**PROBLEM TO WORK ON**. Everything from the line with "What seaborn and" down to the line with "56, 58, 60]" below must be printed exactly, those two lines included. Exclude pictures.

Start

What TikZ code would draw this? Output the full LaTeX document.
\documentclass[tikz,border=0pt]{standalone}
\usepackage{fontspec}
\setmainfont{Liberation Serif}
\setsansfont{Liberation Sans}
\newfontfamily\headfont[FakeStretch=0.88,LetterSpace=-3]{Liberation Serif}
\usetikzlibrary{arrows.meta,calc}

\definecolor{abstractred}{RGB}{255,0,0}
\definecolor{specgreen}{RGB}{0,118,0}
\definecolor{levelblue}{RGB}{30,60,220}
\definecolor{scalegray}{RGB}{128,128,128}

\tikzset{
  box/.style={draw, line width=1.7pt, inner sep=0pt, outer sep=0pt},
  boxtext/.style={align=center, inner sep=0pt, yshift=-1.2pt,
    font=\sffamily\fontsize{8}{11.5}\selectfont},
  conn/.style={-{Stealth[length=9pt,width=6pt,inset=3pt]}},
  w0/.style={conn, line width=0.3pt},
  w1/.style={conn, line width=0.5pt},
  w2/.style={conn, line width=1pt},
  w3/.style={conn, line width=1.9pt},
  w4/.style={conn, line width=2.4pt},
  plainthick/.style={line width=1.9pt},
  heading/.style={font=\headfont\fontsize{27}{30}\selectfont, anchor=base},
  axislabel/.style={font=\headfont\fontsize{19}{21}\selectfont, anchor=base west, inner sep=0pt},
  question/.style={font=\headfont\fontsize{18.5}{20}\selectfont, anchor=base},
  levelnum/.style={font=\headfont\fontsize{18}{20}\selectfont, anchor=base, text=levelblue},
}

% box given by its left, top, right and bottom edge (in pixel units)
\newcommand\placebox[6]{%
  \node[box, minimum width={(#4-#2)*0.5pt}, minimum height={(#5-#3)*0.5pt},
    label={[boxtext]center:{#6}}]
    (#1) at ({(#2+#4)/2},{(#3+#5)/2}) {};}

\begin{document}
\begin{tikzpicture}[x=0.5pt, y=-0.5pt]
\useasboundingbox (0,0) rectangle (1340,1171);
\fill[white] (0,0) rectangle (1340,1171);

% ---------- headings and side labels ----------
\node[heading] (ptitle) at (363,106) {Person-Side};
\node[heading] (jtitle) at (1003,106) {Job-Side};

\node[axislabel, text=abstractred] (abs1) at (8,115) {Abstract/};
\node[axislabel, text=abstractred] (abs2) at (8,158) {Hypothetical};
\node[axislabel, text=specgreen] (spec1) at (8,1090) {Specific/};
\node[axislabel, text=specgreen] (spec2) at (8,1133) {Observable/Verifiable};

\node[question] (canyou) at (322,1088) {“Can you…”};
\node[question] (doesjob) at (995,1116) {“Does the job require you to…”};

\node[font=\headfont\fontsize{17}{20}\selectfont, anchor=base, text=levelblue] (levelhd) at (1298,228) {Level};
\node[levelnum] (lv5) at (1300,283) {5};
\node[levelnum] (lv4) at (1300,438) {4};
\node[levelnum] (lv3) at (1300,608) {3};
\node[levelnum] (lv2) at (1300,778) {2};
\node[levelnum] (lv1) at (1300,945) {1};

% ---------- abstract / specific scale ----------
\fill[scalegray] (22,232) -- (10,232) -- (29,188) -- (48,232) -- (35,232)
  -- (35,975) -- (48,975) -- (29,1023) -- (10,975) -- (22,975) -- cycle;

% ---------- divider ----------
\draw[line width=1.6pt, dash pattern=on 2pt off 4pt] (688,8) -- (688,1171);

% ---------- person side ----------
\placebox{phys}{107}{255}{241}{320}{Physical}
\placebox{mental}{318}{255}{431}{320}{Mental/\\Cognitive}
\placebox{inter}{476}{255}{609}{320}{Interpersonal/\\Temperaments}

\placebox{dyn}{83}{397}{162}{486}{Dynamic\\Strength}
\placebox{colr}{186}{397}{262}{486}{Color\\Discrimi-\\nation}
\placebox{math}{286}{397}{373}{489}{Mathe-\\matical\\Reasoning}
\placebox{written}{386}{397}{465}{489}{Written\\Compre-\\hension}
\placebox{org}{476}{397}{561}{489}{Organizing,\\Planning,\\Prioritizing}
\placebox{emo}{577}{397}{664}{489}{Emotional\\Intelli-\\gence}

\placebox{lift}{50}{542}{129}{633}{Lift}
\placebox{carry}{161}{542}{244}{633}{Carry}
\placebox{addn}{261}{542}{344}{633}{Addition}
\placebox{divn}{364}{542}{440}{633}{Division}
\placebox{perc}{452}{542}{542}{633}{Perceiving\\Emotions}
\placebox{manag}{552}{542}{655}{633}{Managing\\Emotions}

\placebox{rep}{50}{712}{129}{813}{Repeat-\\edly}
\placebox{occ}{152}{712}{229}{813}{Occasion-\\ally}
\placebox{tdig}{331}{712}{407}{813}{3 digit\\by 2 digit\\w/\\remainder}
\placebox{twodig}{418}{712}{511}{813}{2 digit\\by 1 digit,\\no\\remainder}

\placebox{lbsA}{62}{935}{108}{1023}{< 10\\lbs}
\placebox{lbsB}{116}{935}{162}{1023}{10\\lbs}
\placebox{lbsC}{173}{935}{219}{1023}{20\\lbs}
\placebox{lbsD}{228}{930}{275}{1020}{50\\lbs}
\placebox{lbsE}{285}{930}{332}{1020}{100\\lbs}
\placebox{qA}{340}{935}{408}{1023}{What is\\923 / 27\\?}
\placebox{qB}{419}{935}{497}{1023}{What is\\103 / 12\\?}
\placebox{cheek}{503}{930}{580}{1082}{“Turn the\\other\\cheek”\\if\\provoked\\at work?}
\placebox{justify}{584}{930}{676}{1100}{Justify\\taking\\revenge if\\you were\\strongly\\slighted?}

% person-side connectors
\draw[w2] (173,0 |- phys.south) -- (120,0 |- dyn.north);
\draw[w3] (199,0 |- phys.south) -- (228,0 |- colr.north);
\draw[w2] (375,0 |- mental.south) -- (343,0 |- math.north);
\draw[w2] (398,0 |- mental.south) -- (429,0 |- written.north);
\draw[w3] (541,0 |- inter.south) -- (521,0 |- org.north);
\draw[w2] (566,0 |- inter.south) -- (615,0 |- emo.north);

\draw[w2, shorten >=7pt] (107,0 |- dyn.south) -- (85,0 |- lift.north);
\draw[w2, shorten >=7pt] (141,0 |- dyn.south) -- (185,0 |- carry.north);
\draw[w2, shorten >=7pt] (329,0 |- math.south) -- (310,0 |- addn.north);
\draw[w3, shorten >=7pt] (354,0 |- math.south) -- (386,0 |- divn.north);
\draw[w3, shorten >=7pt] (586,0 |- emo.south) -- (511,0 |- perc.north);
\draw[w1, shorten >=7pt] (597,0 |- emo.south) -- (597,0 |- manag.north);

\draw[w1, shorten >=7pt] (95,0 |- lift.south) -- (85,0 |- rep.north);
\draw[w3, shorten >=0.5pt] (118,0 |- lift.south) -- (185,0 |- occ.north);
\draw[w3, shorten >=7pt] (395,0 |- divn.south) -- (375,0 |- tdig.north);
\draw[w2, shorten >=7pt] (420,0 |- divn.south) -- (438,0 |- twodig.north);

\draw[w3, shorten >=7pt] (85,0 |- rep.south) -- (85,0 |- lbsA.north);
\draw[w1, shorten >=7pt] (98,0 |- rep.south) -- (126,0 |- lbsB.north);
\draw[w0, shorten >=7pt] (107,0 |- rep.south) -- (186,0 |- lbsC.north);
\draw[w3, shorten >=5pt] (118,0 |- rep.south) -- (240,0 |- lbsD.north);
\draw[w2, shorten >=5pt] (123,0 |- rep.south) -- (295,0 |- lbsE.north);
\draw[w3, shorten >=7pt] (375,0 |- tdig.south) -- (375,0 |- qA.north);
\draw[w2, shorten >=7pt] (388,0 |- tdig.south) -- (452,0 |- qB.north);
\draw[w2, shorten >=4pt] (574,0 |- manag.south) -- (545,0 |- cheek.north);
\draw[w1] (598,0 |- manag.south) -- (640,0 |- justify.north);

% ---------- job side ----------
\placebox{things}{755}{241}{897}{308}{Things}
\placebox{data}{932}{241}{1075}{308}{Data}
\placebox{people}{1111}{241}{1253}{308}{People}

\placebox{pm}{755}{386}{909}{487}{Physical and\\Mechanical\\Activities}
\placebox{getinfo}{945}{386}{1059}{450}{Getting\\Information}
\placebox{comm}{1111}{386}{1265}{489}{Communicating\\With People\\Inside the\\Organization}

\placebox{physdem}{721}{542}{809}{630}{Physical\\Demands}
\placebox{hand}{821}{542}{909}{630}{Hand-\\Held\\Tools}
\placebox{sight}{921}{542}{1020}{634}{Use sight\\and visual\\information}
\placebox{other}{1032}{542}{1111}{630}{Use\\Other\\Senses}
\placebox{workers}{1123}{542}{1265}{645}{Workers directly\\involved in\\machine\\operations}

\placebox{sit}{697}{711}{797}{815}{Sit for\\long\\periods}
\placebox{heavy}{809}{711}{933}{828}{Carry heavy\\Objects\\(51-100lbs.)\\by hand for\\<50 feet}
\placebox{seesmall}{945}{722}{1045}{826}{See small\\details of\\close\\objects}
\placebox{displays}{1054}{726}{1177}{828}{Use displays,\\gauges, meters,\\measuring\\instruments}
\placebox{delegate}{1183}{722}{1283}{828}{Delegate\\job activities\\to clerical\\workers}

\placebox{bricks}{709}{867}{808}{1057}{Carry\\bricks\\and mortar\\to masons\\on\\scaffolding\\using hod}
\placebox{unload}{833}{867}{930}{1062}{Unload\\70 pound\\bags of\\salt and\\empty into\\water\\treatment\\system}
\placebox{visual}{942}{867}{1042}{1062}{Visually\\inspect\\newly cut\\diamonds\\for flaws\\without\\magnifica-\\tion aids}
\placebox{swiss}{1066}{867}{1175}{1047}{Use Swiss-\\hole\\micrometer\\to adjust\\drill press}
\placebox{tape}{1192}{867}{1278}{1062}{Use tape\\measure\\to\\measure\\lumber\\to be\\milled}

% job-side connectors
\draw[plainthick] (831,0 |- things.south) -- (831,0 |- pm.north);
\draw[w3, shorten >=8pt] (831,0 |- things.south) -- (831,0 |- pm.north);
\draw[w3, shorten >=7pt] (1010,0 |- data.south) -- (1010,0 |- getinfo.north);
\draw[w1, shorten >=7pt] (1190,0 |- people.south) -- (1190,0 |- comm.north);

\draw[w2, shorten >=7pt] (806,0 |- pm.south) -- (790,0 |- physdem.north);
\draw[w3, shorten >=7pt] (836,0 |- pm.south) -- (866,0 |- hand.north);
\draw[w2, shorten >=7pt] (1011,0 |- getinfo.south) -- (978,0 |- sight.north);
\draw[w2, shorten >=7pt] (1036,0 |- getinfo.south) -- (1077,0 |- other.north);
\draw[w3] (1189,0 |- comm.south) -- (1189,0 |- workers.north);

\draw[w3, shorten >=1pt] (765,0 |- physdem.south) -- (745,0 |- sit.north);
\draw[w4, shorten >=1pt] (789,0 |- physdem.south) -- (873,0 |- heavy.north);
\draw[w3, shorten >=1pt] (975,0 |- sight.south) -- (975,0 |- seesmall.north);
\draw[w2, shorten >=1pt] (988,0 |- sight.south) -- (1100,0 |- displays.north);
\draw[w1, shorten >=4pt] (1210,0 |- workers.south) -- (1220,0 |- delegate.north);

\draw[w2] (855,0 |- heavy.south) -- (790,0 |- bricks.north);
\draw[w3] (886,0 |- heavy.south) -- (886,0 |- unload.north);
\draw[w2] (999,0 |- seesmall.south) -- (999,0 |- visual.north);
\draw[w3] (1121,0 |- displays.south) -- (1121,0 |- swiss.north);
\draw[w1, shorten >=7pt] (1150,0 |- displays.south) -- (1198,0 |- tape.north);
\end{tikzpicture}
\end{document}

End
Start

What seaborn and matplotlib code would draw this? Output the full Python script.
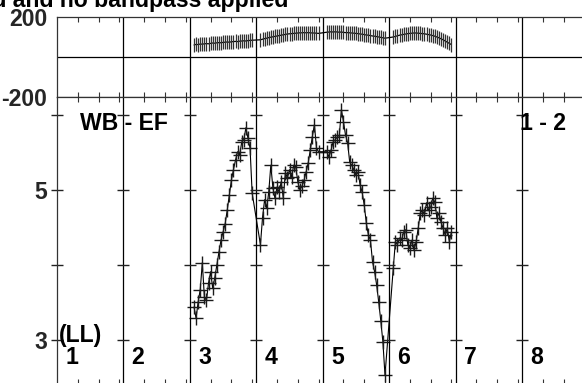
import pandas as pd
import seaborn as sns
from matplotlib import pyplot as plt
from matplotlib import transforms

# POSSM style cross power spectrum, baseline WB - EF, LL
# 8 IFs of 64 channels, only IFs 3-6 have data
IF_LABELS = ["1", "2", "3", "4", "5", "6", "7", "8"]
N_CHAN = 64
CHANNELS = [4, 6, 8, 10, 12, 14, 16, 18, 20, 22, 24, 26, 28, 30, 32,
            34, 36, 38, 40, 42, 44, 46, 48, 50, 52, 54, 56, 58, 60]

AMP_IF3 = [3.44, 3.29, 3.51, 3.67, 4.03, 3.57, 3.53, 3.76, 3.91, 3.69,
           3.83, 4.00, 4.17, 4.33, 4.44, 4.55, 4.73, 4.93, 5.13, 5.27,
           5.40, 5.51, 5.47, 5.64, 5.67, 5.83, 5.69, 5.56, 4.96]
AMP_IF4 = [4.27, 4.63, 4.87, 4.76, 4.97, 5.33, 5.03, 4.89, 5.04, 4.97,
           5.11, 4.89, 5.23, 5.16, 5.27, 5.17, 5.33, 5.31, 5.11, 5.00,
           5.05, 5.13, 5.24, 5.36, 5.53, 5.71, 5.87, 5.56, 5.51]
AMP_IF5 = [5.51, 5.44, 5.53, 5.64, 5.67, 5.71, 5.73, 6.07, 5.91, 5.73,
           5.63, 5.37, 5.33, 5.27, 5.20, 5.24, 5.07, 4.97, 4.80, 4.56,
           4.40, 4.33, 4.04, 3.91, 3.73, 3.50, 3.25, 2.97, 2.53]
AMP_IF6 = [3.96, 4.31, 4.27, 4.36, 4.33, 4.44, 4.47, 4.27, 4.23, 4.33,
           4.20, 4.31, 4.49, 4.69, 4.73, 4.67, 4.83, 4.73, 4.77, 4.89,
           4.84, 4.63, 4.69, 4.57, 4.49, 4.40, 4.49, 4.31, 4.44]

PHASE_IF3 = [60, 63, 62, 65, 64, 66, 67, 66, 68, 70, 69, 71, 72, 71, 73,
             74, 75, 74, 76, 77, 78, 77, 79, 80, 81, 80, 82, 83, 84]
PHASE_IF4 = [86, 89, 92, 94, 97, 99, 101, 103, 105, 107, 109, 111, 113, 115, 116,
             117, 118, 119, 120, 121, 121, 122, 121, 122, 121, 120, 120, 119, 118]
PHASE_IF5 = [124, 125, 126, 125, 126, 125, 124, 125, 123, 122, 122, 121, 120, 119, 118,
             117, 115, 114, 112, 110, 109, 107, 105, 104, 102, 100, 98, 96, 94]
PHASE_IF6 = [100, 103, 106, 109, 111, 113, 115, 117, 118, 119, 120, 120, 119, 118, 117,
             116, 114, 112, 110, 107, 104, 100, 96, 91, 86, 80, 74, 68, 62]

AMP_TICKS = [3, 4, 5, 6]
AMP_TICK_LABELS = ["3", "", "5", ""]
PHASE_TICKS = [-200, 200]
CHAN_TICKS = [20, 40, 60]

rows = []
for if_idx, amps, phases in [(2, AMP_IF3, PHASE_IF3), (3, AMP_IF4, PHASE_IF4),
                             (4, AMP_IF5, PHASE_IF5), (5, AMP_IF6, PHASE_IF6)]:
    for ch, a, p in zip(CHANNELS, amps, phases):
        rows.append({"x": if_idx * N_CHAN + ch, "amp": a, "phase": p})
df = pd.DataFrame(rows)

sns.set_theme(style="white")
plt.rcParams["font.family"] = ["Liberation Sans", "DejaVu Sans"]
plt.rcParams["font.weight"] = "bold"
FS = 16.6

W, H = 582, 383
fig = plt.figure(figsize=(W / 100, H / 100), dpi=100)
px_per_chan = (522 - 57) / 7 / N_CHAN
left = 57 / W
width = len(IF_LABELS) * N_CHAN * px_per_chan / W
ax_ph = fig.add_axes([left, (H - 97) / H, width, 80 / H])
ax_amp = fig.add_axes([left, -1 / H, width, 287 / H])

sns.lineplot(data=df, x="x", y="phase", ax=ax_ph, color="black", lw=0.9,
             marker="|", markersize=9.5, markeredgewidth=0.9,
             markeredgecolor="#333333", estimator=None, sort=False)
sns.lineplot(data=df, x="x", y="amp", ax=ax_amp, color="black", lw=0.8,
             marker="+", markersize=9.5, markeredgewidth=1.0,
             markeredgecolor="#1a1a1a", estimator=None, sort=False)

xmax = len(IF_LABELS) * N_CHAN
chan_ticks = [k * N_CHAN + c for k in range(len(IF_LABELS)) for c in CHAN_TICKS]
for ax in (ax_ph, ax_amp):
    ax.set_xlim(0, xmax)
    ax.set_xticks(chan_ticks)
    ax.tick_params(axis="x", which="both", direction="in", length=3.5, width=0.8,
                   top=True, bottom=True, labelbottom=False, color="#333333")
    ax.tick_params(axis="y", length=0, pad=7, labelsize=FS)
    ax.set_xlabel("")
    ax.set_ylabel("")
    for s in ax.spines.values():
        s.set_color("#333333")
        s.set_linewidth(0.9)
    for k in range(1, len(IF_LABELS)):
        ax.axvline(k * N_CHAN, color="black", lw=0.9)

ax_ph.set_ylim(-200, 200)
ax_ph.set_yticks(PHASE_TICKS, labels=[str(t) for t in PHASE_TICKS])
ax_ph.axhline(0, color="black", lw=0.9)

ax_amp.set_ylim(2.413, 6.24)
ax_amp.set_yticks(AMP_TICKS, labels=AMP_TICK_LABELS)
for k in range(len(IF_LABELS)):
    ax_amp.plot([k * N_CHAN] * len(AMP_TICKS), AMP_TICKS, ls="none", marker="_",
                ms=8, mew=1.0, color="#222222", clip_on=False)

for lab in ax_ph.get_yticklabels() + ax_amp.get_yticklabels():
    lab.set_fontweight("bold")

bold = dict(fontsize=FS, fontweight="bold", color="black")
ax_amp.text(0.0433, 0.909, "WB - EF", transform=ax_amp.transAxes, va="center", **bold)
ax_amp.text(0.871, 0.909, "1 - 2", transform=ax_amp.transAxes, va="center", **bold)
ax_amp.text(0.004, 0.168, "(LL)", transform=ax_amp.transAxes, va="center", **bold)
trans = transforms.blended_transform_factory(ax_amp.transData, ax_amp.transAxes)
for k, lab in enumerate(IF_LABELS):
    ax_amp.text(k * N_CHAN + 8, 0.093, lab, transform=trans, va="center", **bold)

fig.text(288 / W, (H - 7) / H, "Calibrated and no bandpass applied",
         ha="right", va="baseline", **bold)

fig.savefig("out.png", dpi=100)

End

**ANSWER TO THIS PROBLEM**.
What seaborn and matplotlib code would draw this? Output the full Python script.
import pandas as pd
import seaborn as sns
from matplotlib import pyplot as plt
from matplotlib import transforms

# POSSM style cross power spectrum, baseline WB - EF, LL
# 8 IFs of 64 channels, only IFs 3-6 have data
IF_LABELS = ["1", "2", "3", "4", "5", "6", "7", "8"]
N_CHAN = 64
CHANNELS = [4, 6, 8, 10, 12, 14, 16, 18, 20, 22, 24, 26, 28, 30, 32,
            34, 36, 38, 40, 42, 44, 46, 48, 50, 52, 54, 56, 58, 60]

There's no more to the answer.